There is little of interest in my life right now.
Three years have passed along with two positions at two different funeral homes. Now, no job. I'm going to school full time and need to find some part time work to support this habit.
Perhaps the funeral industry is not for me. I am of service to families, great service, I know, but I can not seem to play well with others. Am I at fault for their stupidity? I think not. Am I to blame for their inability to manage well? Again, I think not. However, I am fully responsible for my own inability to shut the hell up and do what I'm told. I don't know why it's so difficult for me.
Two years have passed and I am now re-taking anger management. Actually this time I'm co-leading the class. Does that mean I'm really, really angry?
Three months have passed since the end of my job. I am in a place of utter confusion and chaos. How did I land here again? How much therapy can one soul need?
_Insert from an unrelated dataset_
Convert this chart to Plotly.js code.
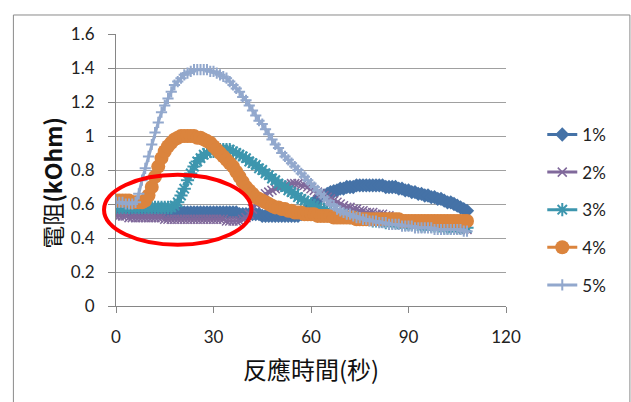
<!DOCTYPE html>
<html>
<head>
<meta charset="utf-8">
<script src="https://cdn.plot.ly/plotly-3.0.1.min.js"></script>
<style>body{margin:0;padding:0;background:#fff;}#chart{width:631px;height:402px;}</style>
</head>
<body>
<div id="chart"></div>
<script>
var timeSec = [0,1,2,3,4,5,6,7,8,9,10,11,12,13,14,15,16,17,18,19,20,21,22,23,24,25,26,27,28,29,30,31,32,33,34,35,36,37,38,39,40,41,42,43,44,45,46,47,48,49,50,51,52,53,54,55,56,57,58,59,60,61,62,63,64,65,66,67,68,69,70,71,72,73,74,75,76,77,78,79,80,81,82,83,84,85,86,87,88,89,90,91,92,93,94,95,96,97,98,99,100,101,102,103,104,105,106,107,108];

var seriesNames = ['1%','2%','3%','4%','5%'];

var r1pct = [0.57,0.57,0.56,0.56,0.56,0.56,0.55,0.55,0.55,0.55,0.55,
  0.55,0.55,0.55,0.55,0.55,0.55,0.55,0.55,0.55,0.55,
  0.55,0.55,0.55,0.55,0.55,0.55,0.55,0.55,0.55,0.55,
  0.55,0.55,0.55,0.55,0.55,0.55,0.55,0.54,0.54,0.54,
  0.54,0.54,0.54,0.54,0.53,0.53,0.53,0.53,0.53,0.53,
  0.53,0.53,0.53,0.53,0.53,0.53,0.54,0.55,0.57,0.59,
  0.61,0.63,0.64,0.65,0.66,0.67,0.675,0.68,0.69,0.69,
  0.70,0.70,0.70,0.71,0.71,0.71,0.71,0.71,0.71,0.71,
  0.71,0.71,0.70,0.70,0.70,0.70,0.69,0.69,0.68,0.68,
  0.67,0.67,0.66,0.66,0.65,0.65,0.64,0.64,0.63,0.63,
  0.62,0.61,0.61,0.60,0.59,0.58,0.57,0.56];

var r2pct = [0.53,0.53,0.53,0.53,0.52,0.52,0.52,0.52,0.52,0.52,0.52,
  0.52,0.52,0.52,0.52,0.51,0.51,0.51,0.51,0.51,0.51,
  0.51,0.51,0.51,0.51,0.51,0.51,0.51,0.51,0.51,0.51,
  0.51,0.51,0.51,0.50,0.50,0.50,0.50,0.50,0.51,0.52,
  0.54,0.57,0.60,0.62,0.64,0.66,0.67,0.68,0.69,0.70,
  0.70,0.71,0.71,0.72,0.72,0.72,0.71,0.71,0.70,0.69,
  0.68,0.67,0.66,0.65,0.64,0.63,0.62,0.61,0.60,0.59,
  0.58,0.58,0.57,0.57,0.56,0.56,0.55,0.55,0.55,0.54,
  0.54,0.54,0.53,0.53,0.52,0.52,0.51,0.51,0.50,0.50,
  0.49,0.49,0.49,0.48,0.48,0.48,0.48,0.47,0.47,0.47,
  0.47,0.46,0.46,0.46,0.46,0.45,0.45,0.45];

var r3pct = [0.58,0.58,0.58,0.58,0.58,0.58,0.58,0.58,0.58,0.58,0.58,
  0.58,0.58,0.58,0.58,0.58,0.58,0.58,0.59,0.61,0.65,
  0.69,0.74,0.78,0.82,0.85,0.87,0.89,0.90,0.91,0.91,
  0.92,0.92,0.92,0.92,0.92,0.91,0.90,0.89,0.88,0.87,
  0.85,0.84,0.83,0.81,0.80,0.78,0.77,0.75,0.74,0.72,
  0.71,0.70,0.68,0.67,0.66,0.64,0.63,0.62,0.61,0.60,
  0.59,0.58,0.57,0.57,0.56,0.55,0.55,0.54,0.54,0.53,
  0.53,0.52,0.52,0.52,0.51,0.51,0.51,0.51,0.50,0.50,
  0.50,0.50,0.49,0.49,0.49,0.49,0.49,0.48,0.48,0.48,
  0.48,0.48,0.48,0.47,0.47,0.47,0.47,0.47,0.47,0.47,
  0.46,0.46,0.46,0.46,0.46,0.46,0.46,0.46];

var r4pct = [0.62,0.62,0.62,0.62,0.62,0.61,0.61,0.61,0.61,0.62,0.65,
  0.70,0.76,0.82,0.87,0.91,0.94,0.96,0.98,0.99,1.00,
  1.00,1.00,1.00,1.00,0.99,0.99,0.98,0.97,0.96,0.94,
  0.92,0.90,0.88,0.86,0.84,0.82,0.79,0.76,0.73,0.70,
  0.68,0.66,0.64,0.63,0.62,0.61,0.60,0.59,0.58,0.58,
  0.57,0.57,0.56,0.56,0.55,0.55,0.55,0.54,0.54,0.54,
  0.54,0.53,0.53,0.53,0.53,0.53,0.52,0.52,0.52,0.52,
  0.52,0.52,0.52,0.51,0.51,0.51,0.51,0.51,0.51,0.51,
  0.51,0.51,0.51,0.51,0.51,0.51,0.51,0.50,0.50,0.50,
  0.50,0.50,0.50,0.50,0.50,0.50,0.50,0.50,0.50,0.50,
  0.50,0.50,0.50,0.50,0.50,0.50,0.50,0.50];

var r5pct = [0.61,0.61,0.61,0.60,0.60,0.60,0.61,0.66,0.74,0.81,0.88,
  0.95,1.02,1.08,1.14,1.18,1.22,1.26,1.30,1.32,1.34,
  1.36,1.37,1.38,1.39,1.39,1.39,1.39,1.39,1.38,1.38,
  1.37,1.36,1.35,1.34,1.32,1.30,1.28,1.26,1.23,1.21,
  1.18,1.15,1.12,1.09,1.07,1.04,1.01,0.98,0.95,0.93,
  0.90,0.88,0.86,0.84,0.82,0.80,0.78,0.76,0.74,0.72,
  0.70,0.68,0.66,0.64,0.62,0.60,0.59,0.57,0.56,0.55,
  0.54,0.54,0.53,0.52,0.52,0.51,0.51,0.50,0.50,0.50,
  0.49,0.49,0.49,0.48,0.48,0.48,0.48,0.47,0.47,0.47,
  0.47,0.46,0.46,0.46,0.46,0.46,0.46,0.45,0.45,0.45,
  0.45,0.45,0.45,0.45,0.45,0.45,0.44,0.44];

var xTitle = '反應時間(秒)';
var yTitle = '電阻<b>(kOhm)</b>';

var seriesValues = [r1pct, r2pct, r3pct, r4pct, r5pct];
var colors = ['#4572A7', '#80699B', '#3D96AE', '#DB843D', '#92A8CD'];
var symbols = ['diamond', 'x-thin-open', 'asterisk-open', 'circle', 'cross-thin-open'];
var sizes = [11, 9, 11, 14, 8];
var mlw = [0, 1.5, 2, 0, 2];

var traces = seriesValues.map(function(v, i) {
  return {
    x: timeSec, y: v, name: seriesNames[i], type: 'scatter', mode: 'lines+markers',
    legendgroup: 'g' + i,
    line: {color: colors[i], width: 3},
    marker: {symbol: symbols[i], size: sizes[i], color: colors[i], line: {color: colors[i], width: mlw[i]}}
  };
});

var layout = {
  width: 631, height: 402,
  margin: {l: 116, r: 125, t: 34, b: 96},
  paper_bgcolor: '#ffffff', plot_bgcolor: '#ffffff',
  font: {family: 'Lato, "Noto Sans CJK TC", sans-serif', size: 17, color: '#222222'},
  showlegend: true,
  legend: {x: 1.093, xanchor: 'left', y: 0.695, yanchor: 'top', tracegroupgap: 12.5,
    font: {size: 17, color: '#222222'}, bgcolor: 'rgba(0,0,0,0)', itemsizing: 'trace'},
  xaxis: {range: [0, 120], tick0: 0, dtick: 30, showgrid: false, zeroline: false,
    showline: true, linecolor: '#868686', linewidth: 1,
    ticks: 'outside', ticklen: 6, tickcolor: '#868686', ticklabelstandoff: 10, fixedrange: true},
  yaxis: {range: [0, 1.6], tick0: 0, dtick: 0.2, showgrid: true, gridcolor: '#a0a0a0', gridwidth: 1,
    zeroline: false, showline: true, linecolor: '#868686', linewidth: 1,
    ticks: 'outside', ticklen: 7, tickcolor: '#868686', ticklabelstandoff: 10, fixedrange: true},
  annotations: [
    {text: xTitle, xref: 'paper', yref: 'paper', x: 0.5, y: -0.2316, xanchor: 'center', yanchor: 'middle',
     showarrow: false, font: {family: '"Noto Sans CJK TC", sans-serif', size: 24, color: '#111111'}},
    {text: yTitle, xref: 'paper', yref: 'paper', x: -0.1658, y: 0.454, xanchor: 'center', yanchor: 'middle',
     textangle: -90, showarrow: false, font: {family: '"Noto Sans CJK TC", Lato, sans-serif', size: 23, color: '#111111'}}
  ],
  shapes: [
    {type: 'rect', xref: 'paper', yref: 'paper', x0: -0.2631, x1: 1.3177, y0: -0.40, y1: 1.0699,
     line: {color: '#8a8a8a', width: 1}, layer: 'below'},
    {type: 'circle', xref: 'paper', yref: 'paper', x0: -0.0307, x1: 0.3474, y0: 0.2254, y1: 0.4827,
     line: {color: '#ff0000', width: 4}, layer: 'above'}
  ]
};

Plotly.newPlot('chart', traces, layout, {displayModeBar: false, staticPlot: true});
</script>
</body>
</html>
Five years have passed since I quit the high-tech industry and began my floundering. Is this growth? It seems that my life is paralelling my 17-yr-old daughter's. College next year for her and the beginning of a new phase. At 43, I should not be at a beginning stage. I should know where I am headed. I should be secure in a career. I should not be so lost.
2 comments:
Glad you're back! I'd just about given up on you until I was looking for one of my old posts. You had left a comment, so I decided to see if you were still around!
Y'know, we are always at the beginning stage. Life is always about new beginnings! Secure in a career?? I'm not sure that type of security even exists, especially in this economic disaster we've created for ourselves!
Always remember, one door may close, but another door will open . . . if we let it!
hi Patience,
I'd just about given up myself! lol. It's been a heck of a ride. Thanks for stopping by and for your words of wisdom and encouragement!